WORK TO BE COMPLETED:
Extract every line of the material that holds the string "code".

EXERCISE MATERIALS:
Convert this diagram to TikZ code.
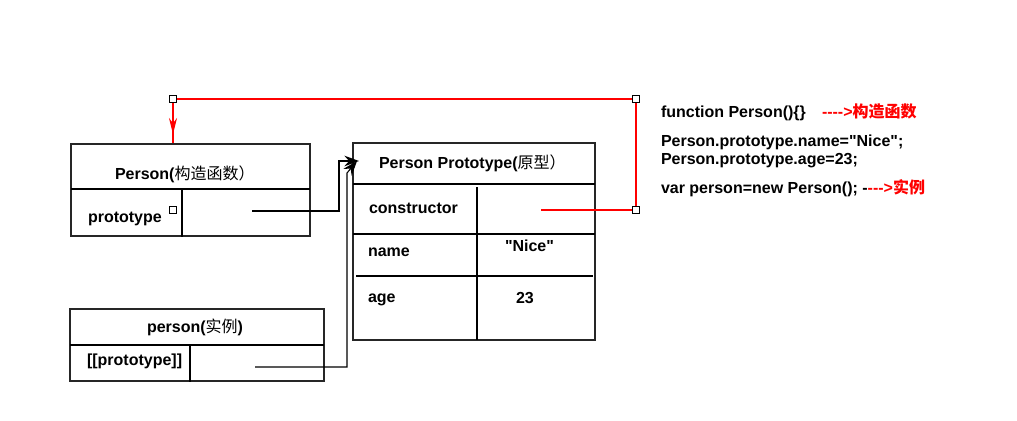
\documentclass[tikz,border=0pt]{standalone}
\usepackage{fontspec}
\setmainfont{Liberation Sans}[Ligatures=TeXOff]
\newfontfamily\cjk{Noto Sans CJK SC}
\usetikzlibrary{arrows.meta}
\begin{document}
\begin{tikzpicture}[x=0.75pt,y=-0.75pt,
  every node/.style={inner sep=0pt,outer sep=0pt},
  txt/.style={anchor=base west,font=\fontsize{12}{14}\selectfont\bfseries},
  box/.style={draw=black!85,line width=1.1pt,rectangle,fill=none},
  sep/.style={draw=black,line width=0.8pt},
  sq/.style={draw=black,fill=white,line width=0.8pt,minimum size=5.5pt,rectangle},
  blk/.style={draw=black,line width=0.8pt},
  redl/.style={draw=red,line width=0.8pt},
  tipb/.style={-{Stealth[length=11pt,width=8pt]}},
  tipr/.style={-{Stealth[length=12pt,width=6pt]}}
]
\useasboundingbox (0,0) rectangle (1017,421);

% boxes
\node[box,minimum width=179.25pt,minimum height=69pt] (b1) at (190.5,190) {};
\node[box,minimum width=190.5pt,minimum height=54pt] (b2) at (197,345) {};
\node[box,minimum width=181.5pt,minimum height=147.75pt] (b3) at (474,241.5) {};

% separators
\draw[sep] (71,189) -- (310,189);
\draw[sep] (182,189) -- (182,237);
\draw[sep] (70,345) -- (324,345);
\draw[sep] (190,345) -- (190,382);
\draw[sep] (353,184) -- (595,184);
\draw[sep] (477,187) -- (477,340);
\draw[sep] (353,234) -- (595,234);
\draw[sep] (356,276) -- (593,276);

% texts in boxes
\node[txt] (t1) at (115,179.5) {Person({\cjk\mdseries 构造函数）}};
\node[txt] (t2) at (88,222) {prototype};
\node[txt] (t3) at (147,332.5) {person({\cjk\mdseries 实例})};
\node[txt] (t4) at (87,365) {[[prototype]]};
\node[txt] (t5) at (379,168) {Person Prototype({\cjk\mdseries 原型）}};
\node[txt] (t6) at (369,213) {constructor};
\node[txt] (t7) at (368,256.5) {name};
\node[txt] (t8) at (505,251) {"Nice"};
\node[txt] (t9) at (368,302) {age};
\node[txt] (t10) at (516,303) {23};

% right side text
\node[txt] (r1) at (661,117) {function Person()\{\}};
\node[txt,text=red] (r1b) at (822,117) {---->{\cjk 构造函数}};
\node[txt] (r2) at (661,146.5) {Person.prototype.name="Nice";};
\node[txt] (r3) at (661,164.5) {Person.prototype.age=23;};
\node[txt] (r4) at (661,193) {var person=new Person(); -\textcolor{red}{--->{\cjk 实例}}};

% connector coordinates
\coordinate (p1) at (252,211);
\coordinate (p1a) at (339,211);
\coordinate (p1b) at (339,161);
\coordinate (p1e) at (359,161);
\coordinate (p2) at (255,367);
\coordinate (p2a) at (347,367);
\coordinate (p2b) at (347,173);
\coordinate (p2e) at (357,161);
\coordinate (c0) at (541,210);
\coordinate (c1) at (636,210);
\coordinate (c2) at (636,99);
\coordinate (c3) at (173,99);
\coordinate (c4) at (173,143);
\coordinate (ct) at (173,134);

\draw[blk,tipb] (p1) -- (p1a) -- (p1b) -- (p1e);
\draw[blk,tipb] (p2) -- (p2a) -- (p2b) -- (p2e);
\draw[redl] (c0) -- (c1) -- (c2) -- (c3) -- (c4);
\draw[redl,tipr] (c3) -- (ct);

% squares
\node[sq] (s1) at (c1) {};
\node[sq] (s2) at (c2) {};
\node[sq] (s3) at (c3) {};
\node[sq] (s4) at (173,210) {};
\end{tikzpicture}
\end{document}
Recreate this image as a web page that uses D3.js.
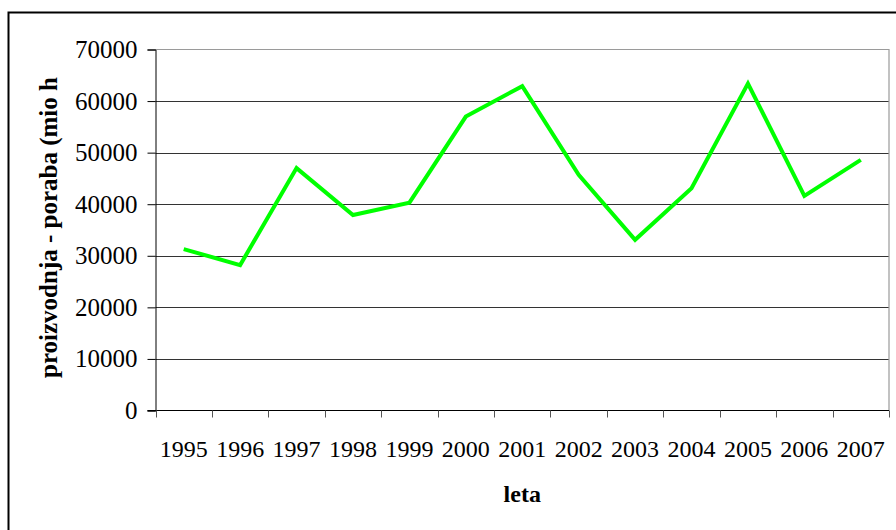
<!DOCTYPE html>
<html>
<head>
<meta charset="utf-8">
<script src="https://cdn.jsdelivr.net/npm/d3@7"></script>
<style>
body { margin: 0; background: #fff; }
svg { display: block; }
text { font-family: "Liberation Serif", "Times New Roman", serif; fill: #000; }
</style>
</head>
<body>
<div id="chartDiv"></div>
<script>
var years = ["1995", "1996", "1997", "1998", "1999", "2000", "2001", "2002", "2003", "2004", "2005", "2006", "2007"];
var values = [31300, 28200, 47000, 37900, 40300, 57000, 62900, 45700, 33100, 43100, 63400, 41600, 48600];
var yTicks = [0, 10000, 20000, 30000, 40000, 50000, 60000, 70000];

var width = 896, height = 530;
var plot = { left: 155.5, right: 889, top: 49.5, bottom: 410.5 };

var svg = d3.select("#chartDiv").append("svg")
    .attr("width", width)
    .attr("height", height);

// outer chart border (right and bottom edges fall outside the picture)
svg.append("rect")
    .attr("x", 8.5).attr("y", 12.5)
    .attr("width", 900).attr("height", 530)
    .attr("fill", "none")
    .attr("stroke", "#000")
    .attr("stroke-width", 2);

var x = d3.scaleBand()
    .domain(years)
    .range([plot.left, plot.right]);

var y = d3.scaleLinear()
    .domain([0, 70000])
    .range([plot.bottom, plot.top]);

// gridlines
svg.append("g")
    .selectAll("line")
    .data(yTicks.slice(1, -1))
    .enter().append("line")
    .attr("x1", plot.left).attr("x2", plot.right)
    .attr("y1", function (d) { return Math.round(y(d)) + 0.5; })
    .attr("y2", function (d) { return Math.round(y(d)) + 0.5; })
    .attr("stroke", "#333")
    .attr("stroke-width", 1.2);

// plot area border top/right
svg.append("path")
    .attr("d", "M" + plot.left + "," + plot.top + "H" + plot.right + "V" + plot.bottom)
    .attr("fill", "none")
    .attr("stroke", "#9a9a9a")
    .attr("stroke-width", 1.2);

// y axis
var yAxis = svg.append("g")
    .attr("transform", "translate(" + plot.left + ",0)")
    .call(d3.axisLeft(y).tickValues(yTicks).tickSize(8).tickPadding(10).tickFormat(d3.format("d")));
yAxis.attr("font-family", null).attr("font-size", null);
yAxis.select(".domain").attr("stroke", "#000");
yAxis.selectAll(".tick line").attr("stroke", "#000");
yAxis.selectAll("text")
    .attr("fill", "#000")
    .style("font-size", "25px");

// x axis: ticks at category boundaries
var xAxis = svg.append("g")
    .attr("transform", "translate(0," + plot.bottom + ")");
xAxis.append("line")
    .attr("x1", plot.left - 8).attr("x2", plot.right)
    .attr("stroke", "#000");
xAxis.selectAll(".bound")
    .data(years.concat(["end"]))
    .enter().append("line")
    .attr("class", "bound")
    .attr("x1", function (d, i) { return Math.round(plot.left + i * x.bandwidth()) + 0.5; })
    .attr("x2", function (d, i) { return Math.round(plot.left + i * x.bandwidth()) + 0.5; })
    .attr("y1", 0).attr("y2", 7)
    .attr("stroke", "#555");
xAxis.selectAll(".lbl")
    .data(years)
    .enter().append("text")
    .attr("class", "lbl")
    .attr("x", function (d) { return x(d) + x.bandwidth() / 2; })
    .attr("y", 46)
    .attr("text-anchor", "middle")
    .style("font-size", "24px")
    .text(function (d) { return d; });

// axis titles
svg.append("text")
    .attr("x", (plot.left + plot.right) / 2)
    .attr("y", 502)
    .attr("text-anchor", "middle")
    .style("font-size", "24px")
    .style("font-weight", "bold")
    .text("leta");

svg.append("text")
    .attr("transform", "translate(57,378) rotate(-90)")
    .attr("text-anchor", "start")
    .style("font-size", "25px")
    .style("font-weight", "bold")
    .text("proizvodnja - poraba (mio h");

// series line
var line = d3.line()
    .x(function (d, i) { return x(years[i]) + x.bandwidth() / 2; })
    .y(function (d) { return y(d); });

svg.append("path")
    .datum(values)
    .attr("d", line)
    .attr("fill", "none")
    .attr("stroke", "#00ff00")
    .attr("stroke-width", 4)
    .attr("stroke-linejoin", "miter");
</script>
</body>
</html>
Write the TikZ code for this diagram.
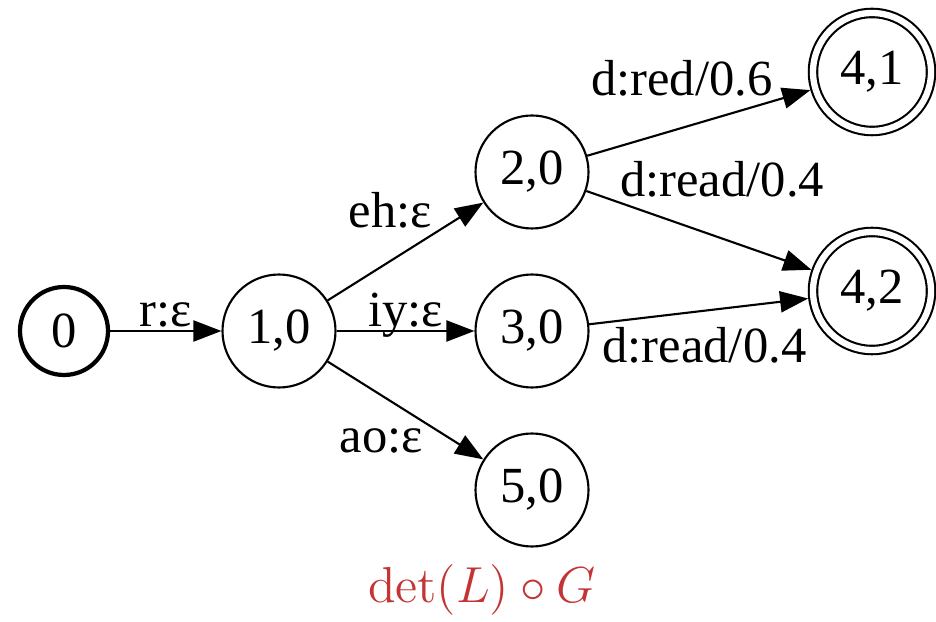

RESULT:
Convert this diagram to TikZ code.
Write the TikZ code for this diagram.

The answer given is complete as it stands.